## Task inputs
---------------

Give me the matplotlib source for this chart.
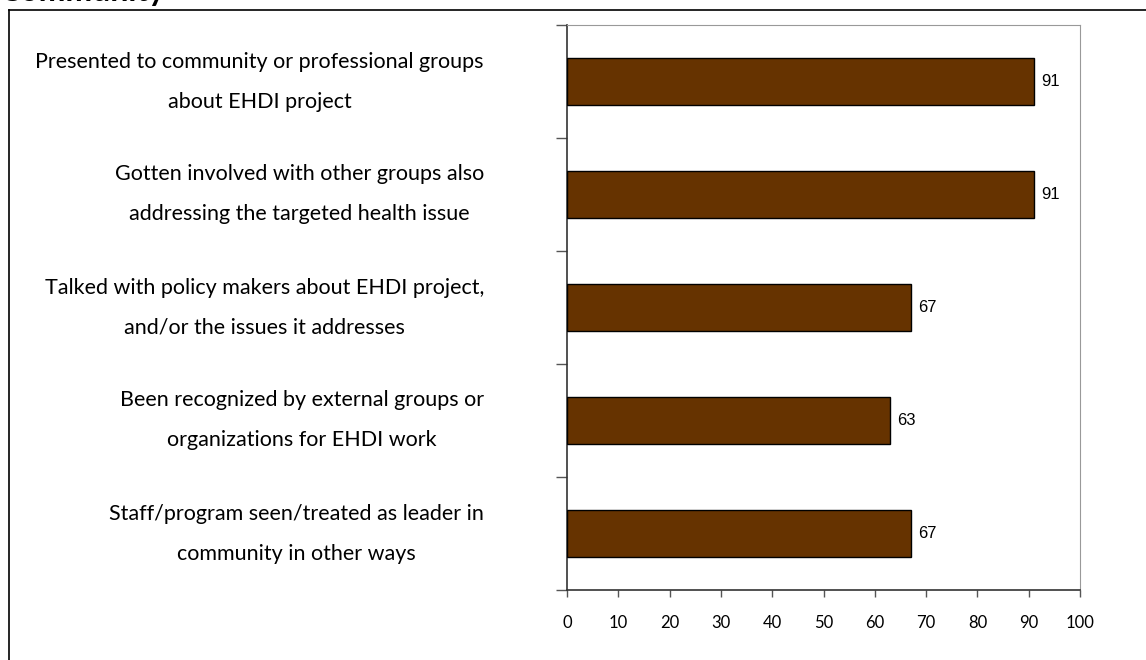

---------------

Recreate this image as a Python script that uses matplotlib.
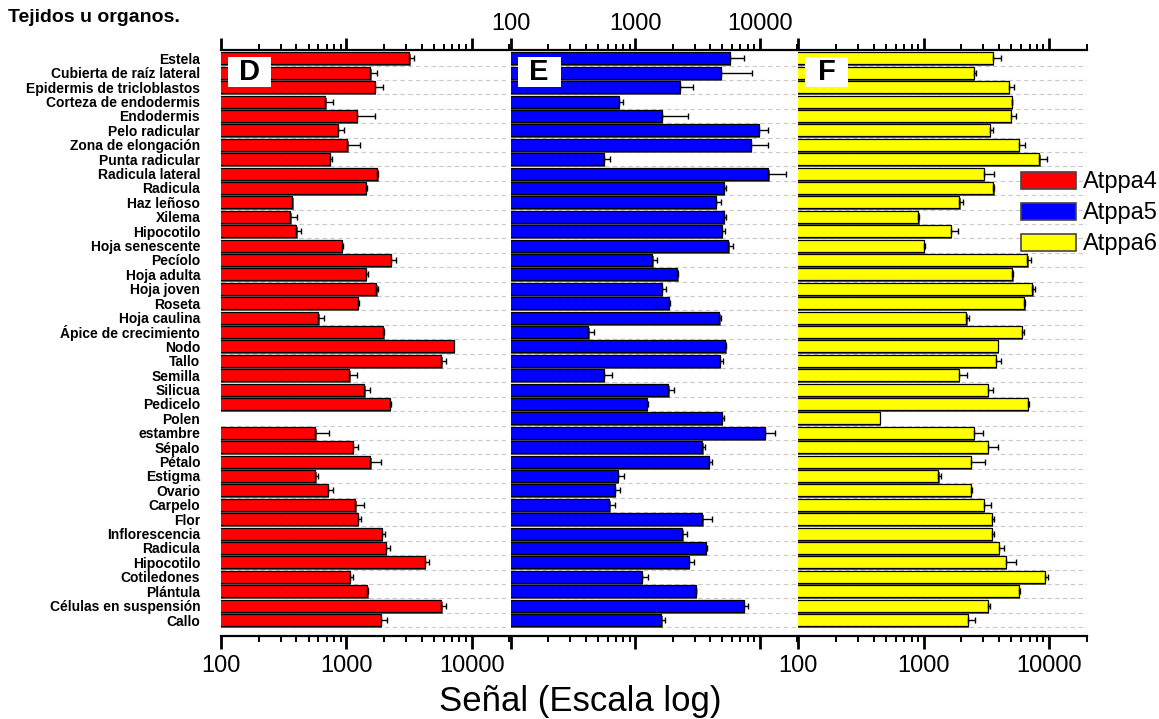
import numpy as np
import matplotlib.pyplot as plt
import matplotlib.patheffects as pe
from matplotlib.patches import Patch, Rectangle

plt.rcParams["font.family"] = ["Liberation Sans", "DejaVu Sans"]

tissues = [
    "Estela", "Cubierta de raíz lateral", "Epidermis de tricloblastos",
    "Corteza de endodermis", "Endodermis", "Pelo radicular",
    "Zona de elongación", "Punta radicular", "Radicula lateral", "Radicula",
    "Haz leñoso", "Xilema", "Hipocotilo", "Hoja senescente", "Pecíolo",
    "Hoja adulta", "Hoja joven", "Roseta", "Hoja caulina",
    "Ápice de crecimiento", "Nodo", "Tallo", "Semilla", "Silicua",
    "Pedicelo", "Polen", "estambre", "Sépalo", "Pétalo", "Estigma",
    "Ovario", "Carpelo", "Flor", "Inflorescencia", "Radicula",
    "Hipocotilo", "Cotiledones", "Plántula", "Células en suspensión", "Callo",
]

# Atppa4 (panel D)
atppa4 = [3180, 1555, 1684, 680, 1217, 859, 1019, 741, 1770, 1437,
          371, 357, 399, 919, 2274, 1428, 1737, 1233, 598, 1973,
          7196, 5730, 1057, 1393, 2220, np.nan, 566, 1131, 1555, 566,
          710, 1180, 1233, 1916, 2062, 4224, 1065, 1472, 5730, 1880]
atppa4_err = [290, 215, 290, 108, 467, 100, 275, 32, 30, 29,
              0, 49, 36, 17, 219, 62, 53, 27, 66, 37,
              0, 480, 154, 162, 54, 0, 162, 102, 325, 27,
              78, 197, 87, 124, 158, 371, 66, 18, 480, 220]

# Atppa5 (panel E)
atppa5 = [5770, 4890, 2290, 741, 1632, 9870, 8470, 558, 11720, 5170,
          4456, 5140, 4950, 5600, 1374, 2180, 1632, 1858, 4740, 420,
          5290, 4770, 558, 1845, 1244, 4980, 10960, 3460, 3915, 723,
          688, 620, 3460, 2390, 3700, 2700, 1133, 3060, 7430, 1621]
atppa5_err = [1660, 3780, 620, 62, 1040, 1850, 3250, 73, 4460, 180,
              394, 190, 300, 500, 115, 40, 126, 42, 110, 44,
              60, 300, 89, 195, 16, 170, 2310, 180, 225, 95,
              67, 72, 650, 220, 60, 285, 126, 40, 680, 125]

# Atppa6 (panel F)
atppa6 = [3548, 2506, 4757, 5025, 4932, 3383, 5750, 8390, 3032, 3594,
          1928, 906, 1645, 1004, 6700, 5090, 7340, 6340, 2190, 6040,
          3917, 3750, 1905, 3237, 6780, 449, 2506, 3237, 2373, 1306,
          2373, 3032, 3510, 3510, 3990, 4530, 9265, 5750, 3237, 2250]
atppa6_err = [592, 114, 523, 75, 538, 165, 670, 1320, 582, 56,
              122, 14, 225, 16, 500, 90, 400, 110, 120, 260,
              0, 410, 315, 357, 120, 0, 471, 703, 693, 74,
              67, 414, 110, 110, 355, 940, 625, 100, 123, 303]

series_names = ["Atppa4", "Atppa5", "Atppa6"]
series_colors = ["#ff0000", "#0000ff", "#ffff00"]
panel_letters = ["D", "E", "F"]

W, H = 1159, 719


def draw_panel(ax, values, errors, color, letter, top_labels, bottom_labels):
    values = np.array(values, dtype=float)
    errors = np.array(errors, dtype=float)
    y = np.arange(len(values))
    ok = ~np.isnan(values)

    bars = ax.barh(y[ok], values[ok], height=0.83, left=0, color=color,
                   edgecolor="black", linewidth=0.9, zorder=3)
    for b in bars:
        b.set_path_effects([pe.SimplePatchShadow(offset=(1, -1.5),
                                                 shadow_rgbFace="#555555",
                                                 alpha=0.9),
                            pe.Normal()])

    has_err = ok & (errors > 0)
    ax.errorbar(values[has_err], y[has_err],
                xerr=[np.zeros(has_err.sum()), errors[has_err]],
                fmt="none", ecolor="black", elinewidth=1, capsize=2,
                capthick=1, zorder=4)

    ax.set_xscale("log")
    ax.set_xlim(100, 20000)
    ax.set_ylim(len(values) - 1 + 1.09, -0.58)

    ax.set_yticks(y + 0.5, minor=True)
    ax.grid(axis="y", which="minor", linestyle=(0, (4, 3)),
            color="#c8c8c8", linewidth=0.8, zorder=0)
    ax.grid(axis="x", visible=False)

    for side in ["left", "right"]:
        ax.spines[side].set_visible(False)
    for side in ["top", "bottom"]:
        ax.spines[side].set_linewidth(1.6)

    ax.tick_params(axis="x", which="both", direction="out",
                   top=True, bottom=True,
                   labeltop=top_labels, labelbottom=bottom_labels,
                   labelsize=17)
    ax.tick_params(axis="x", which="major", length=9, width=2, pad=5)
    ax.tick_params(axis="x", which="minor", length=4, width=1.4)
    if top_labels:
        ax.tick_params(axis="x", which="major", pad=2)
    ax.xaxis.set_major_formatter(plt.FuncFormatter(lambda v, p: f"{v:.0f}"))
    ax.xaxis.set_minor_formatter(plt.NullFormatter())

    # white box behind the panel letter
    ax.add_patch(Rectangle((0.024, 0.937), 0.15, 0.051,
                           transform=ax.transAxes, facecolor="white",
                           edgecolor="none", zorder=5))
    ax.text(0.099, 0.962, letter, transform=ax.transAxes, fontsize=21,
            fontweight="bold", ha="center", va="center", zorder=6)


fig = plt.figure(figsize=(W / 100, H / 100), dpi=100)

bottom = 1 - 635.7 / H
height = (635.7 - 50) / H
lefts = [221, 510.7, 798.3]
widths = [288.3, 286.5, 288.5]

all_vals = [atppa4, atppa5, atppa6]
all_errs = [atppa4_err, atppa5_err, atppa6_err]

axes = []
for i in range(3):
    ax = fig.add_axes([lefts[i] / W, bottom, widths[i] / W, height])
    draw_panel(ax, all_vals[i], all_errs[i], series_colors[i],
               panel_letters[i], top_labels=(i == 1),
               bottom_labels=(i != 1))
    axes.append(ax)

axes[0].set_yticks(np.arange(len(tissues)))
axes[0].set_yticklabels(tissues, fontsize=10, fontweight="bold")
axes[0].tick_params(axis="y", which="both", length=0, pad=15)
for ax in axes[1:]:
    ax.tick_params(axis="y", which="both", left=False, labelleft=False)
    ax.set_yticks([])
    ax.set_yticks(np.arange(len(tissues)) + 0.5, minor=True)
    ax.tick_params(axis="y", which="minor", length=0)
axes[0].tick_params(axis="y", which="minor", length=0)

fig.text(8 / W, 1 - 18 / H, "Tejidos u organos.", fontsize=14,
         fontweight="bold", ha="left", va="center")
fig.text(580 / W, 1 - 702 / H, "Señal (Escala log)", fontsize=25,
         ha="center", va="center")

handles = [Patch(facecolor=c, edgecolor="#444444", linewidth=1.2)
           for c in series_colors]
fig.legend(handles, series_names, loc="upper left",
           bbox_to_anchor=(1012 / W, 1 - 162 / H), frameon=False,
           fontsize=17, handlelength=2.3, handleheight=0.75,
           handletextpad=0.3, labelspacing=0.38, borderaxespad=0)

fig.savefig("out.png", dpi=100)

---------------

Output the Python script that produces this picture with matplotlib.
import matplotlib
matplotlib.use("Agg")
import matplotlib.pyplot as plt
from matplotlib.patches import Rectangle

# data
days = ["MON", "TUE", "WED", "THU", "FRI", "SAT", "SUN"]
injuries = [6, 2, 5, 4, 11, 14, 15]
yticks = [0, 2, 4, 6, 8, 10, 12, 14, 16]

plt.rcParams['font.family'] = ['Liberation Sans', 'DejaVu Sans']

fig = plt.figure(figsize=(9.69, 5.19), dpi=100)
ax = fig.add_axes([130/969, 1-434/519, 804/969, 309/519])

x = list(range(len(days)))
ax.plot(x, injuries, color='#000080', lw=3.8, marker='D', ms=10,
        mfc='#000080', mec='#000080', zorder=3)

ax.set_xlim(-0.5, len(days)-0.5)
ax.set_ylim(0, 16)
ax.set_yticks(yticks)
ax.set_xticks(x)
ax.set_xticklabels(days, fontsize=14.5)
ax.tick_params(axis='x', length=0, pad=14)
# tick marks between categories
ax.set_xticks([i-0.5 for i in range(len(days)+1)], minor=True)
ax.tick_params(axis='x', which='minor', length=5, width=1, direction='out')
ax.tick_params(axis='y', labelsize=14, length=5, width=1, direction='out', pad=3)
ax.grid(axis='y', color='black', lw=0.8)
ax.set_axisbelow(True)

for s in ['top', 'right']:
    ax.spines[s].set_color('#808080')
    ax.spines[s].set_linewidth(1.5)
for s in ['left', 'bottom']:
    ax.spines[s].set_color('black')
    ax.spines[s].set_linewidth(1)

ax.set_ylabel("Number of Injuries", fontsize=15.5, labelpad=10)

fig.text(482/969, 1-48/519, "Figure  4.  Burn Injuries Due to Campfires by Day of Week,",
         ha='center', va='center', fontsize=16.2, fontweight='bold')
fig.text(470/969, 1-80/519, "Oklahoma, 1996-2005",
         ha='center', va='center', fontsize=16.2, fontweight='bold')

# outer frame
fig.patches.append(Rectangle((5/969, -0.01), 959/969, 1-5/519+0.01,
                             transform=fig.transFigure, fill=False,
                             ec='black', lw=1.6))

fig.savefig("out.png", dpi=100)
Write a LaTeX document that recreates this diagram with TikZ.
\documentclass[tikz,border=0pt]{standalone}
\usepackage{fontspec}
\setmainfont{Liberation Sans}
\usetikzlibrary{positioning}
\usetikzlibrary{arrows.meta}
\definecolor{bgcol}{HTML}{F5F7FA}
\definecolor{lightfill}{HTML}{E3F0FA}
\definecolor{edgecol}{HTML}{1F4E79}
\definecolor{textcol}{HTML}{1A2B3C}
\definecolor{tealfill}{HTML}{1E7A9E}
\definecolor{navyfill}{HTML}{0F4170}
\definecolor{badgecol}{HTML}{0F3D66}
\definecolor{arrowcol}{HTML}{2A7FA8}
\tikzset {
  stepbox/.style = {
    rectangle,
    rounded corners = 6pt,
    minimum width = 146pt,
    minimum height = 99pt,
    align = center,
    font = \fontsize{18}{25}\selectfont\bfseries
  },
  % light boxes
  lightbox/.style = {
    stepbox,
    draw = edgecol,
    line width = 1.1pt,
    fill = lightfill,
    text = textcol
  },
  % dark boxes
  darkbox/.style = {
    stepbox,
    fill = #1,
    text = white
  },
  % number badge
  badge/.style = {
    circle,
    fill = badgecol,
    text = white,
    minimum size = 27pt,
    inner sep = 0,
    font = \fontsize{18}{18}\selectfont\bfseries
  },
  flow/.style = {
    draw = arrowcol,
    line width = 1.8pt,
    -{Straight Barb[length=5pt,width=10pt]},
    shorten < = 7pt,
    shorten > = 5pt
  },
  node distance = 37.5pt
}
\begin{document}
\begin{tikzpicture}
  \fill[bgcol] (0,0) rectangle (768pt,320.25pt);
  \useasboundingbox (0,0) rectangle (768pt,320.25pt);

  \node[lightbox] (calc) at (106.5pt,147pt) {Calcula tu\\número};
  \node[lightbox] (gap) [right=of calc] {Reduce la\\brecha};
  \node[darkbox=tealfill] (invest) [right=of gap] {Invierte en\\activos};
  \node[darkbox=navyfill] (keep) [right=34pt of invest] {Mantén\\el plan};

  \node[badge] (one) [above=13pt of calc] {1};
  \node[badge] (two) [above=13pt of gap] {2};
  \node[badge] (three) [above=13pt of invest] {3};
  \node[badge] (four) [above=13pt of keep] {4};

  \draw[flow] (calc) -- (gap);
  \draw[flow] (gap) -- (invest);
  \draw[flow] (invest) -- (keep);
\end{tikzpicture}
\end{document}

---------------

## Required task
Find each line in the records holding the string "that" and show it.

## The solution
Recreate this image as a Python script that uses matplotlib.
Output the Python script that produces this picture with matplotlib.
Write a LaTeX document that recreates this diagram with TikZ.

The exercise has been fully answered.